**What to produce**
Reproduce the listing exactly and skip over any pictures.

**Given information**
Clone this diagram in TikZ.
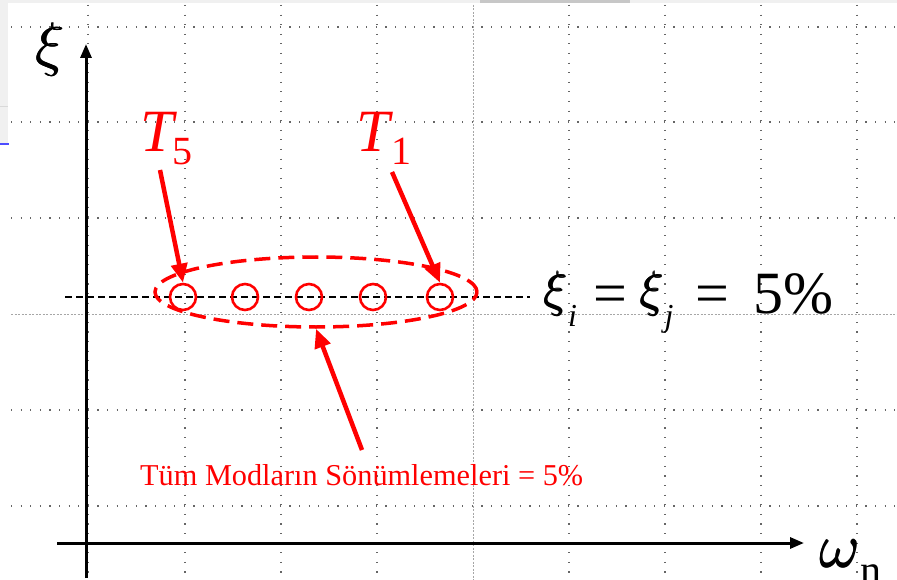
\RequirePackage{fix-cm}
\documentclass[tikz,border=0pt]{standalone}
\usepackage{fontspec}
\setmainfont{Liberation Serif}
\usetikzlibrary{arrows.meta,shapes.geometric}
\tikzset{
  griddot/.style={draw=black!60, line width=1.1pt, dash pattern=on 1.1pt off 8.5pt},
  gridlight/.style={draw=black!35, line width=0.8pt, dash pattern=on 2pt off 1.5pt},
  axisline/.style={line width=3pt, -{Triangle[length=14pt,width=11pt]}},
  redarrow/.style={red, line width=4.5pt, -{Triangle[length=19pt,width=16pt]}},
  mode/.style={circle, draw=red, line width=2.6pt, minimum size=26pt, inner sep=0pt},
  envelope/.style={ellipse, draw=red, line width=3.5pt, dash pattern=on 16pt off 8pt, minimum width=322pt, minimum height=70pt, inner sep=0pt},
  refline/.style={line width=1.3pt, dash pattern=on 7pt off 4pt},
  plain/.style={anchor=base west, inner sep=0pt}
}
\newcommand{\thick}[1]{\makebox[0pt][l]{#1}\hspace{0.6pt}\makebox[0pt][l]{\raisebox{0.4pt}{#1}}\hspace{0.5pt}#1}
\newcommand{\bigxi}[1]{{\fontsize{#1}{#1}\selectfont\thick{$\xi$}}}
\newcommand{\subtxt}[1]{\raisebox{-13pt}{\fontsize{32}{32}\selectfont\textit{#1}}}
\begin{document}
\begin{tikzpicture}[x=1pt,y=-1pt]
\useasboundingbox (0,0) rectangle (897,580);
\fill[white] (0,0) rectangle (897,580);
% screenshot remnants
\fill[black!6] (0,0) rectangle (897,3.5);
\fill[black!22] (480,0) rectangle (630,3.5);
\fill[black!6] (0,0) rectangle (8,143);
\draw[black!15, line width=0.8pt] (0,106) -- (8,106);
\draw[blue!70, line width=1.3pt] (0,144) -- (9,144);
% grid
\foreach \x in {88,185,281,377,569,665,761,857} \draw[griddot] (\x,5) -- (\x,580);
\draw[gridlight] (473,5) -- (473,580);
\foreach \y in {27,122,218,410,506} \draw[griddot] (11,\y) -- (897,\y);
\draw[gridlight] (11,314) -- (897,314);
% axes
\coordinate (ybot) at (86,578);
\coordinate (ytop) at (86,44);
\coordinate (xleft) at (57,543);
\coordinate (xright) at (804,543);
\draw[axisline] (ybot) -- (ytop);
\draw[axisline] (xleft) -- (xright);
\node[plain] (xi) at (35,65) {\bigxi{60}};
\node[plain] (wn) at (819,567) {{\fontsize{62}{62}\selectfont\thick{$\omega$}}\raisebox{-17pt}{\fontsize{42}{42}\selectfont n}};
% reference damping line
\coordinate (dl) at (65,297);
\coordinate (dr) at (530,297);
\draw[refline] (dl) -- (dr);
\node[plain] (eq) at (543,313) {\fontsize{60}{60}\selectfont\raisebox{7pt}{\bigxi{50}}\subtxt{i}\hspace{17pt}=\hspace{12pt}\raisebox{7pt}{\bigxi{50}}\subtxt{j}\hspace{22pt}=\hspace{24pt}5\%};
% modes
\node[envelope] (env) at (316,292) {};
\node[mode] (c5) at (183,297) {};
\node[mode] (c4) at (245,297) {};
\node[mode] (c3) at (309,297) {};
\node[mode] (c2) at (373,297) {};
\node[mode] (c1) at (440,297) {};
% labels
\node[plain, red] (T5) at (140,152) {\fontsize{60}{60}\selectfont\textit{T}\kern-5pt\raisebox{-13pt}{\fontsize{40}{40}\selectfont 5}};
\node[plain, red] (T1) at (356,152) {\fontsize{60}{60}\selectfont\textit{T}\kern-2pt\raisebox{-13pt}{\fontsize{40}{40}\selectfont 1}};
\node[plain, red] (note) at (140,485) {\fontsize{30.3}{30.3}\selectfont Tüm Modların Sönümlemeleri = 5\%};
\coordinate (t5tail) at (160,170);
\coordinate (t1tail) at (392,172);
\coordinate (notetail) at (362,450);
\draw[redarrow] (t5tail) -- (c5.north);
\draw[redarrow] (t1tail) -- (c1.north);
\draw[redarrow] (notetail) -- (env.south);
\end{tikzpicture}
\end{document}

**Task output**
Clone this diagram in TikZ.
\RequirePackage{fix-cm}
\documentclass[tikz,border=0pt]{standalone}
\usepackage{fontspec}
\setmainfont{Liberation Serif}
\usetikzlibrary{arrows.meta,shapes.geometric}
\tikzset{
  griddot/.style={draw=black!60, line width=1.1pt, dash pattern=on 1.1pt off 8.5pt},
  gridlight/.style={draw=black!35, line width=0.8pt, dash pattern=on 2pt off 1.5pt},
  axisline/.style={line width=3pt, -{Triangle[length=14pt,width=11pt]}},
  redarrow/.style={red, line width=4.5pt, -{Triangle[length=19pt,width=16pt]}},
  mode/.style={circle, draw=red, line width=2.6pt, minimum size=26pt, inner sep=0pt},
  envelope/.style={ellipse, draw=red, line width=3.5pt, dash pattern=on 16pt off 8pt, minimum width=322pt, minimum height=70pt, inner sep=0pt},
  refline/.style={line width=1.3pt, dash pattern=on 7pt off 4pt},
  plain/.style={anchor=base west, inner sep=0pt}
}
\newcommand{\thick}[1]{\makebox[0pt][l]{#1}\hspace{0.6pt}\makebox[0pt][l]{\raisebox{0.4pt}{#1}}\hspace{0.5pt}#1}
\newcommand{\bigxi}[1]{{\fontsize{#1}{#1}\selectfont\thick{$\xi$}}}
\newcommand{\subtxt}[1]{\raisebox{-13pt}{\fontsize{32}{32}\selectfont\textit{#1}}}
\begin{document}
\begin{tikzpicture}[x=1pt,y=-1pt]
\useasboundingbox (0,0) rectangle (897,580);
\fill[white] (0,0) rectangle (897,580);
% screenshot remnants
\fill[black!6] (0,0) rectangle (897,3.5);
\fill[black!22] (480,0) rectangle (630,3.5);
\fill[black!6] (0,0) rectangle (8,143);
\draw[black!15, line width=0.8pt] (0,106) -- (8,106);
\draw[blue!70, line width=1.3pt] (0,144) -- (9,144);
% grid
\foreach \x in {88,185,281,377,569,665,761,857} \draw[griddot] (\x,5) -- (\x,580);
\draw[gridlight] (473,5) -- (473,580);
\foreach \y in {27,122,218,410,506} \draw[griddot] (11,\y) -- (897,\y);
\draw[gridlight] (11,314) -- (897,314);
% axes
\coordinate (ybot) at (86,578);
\coordinate (ytop) at (86,44);
\coordinate (xleft) at (57,543);
\coordinate (xright) at (804,543);
\draw[axisline] (ybot) -- (ytop);
\draw[axisline] (xleft) -- (xright);
\node[plain] (xi) at (35,65) {\bigxi{60}};
\node[plain] (wn) at (819,567) {{\fontsize{62}{62}\selectfont\thick{$\omega$}}\raisebox{-17pt}{\fontsize{42}{42}\selectfont n}};
% reference damping line
\coordinate (dl) at (65,297);
\coordinate (dr) at (530,297);
\draw[refline] (dl) -- (dr);
\node[plain] (eq) at (543,313) {\fontsize{60}{60}\selectfont\raisebox{7pt}{\bigxi{50}}\subtxt{i}\hspace{17pt}=\hspace{12pt}\raisebox{7pt}{\bigxi{50}}\subtxt{j}\hspace{22pt}=\hspace{24pt}5\%};
% modes
\node[envelope] (env) at (316,292) {};
\node[mode] (c5) at (183,297) {};
\node[mode] (c4) at (245,297) {};
\node[mode] (c3) at (309,297) {};
\node[mode] (c2) at (373,297) {};
\node[mode] (c1) at (440,297) {};
% labels
\node[plain, red] (T5) at (140,152) {\fontsize{60}{60}\selectfont\textit{T}\kern-5pt\raisebox{-13pt}{\fontsize{40}{40}\selectfont 5}};
\node[plain, red] (T1) at (356,152) {\fontsize{60}{60}\selectfont\textit{T}\kern-2pt\raisebox{-13pt}{\fontsize{40}{40}\selectfont 1}};
\node[plain, red] (note) at (140,485) {\fontsize{30.3}{30.3}\selectfont Tüm Modların Sönümlemeleri = 5\%};
\coordinate (t5tail) at (160,170);
\coordinate (t1tail) at (392,172);
\coordinate (notetail) at (362,450);
\draw[redarrow] (t5tail) -- (c5.north);
\draw[redarrow] (t1tail) -- (c1.north);
\draw[redarrow] (notetail) -- (env.south);
\end{tikzpicture}
\end{document}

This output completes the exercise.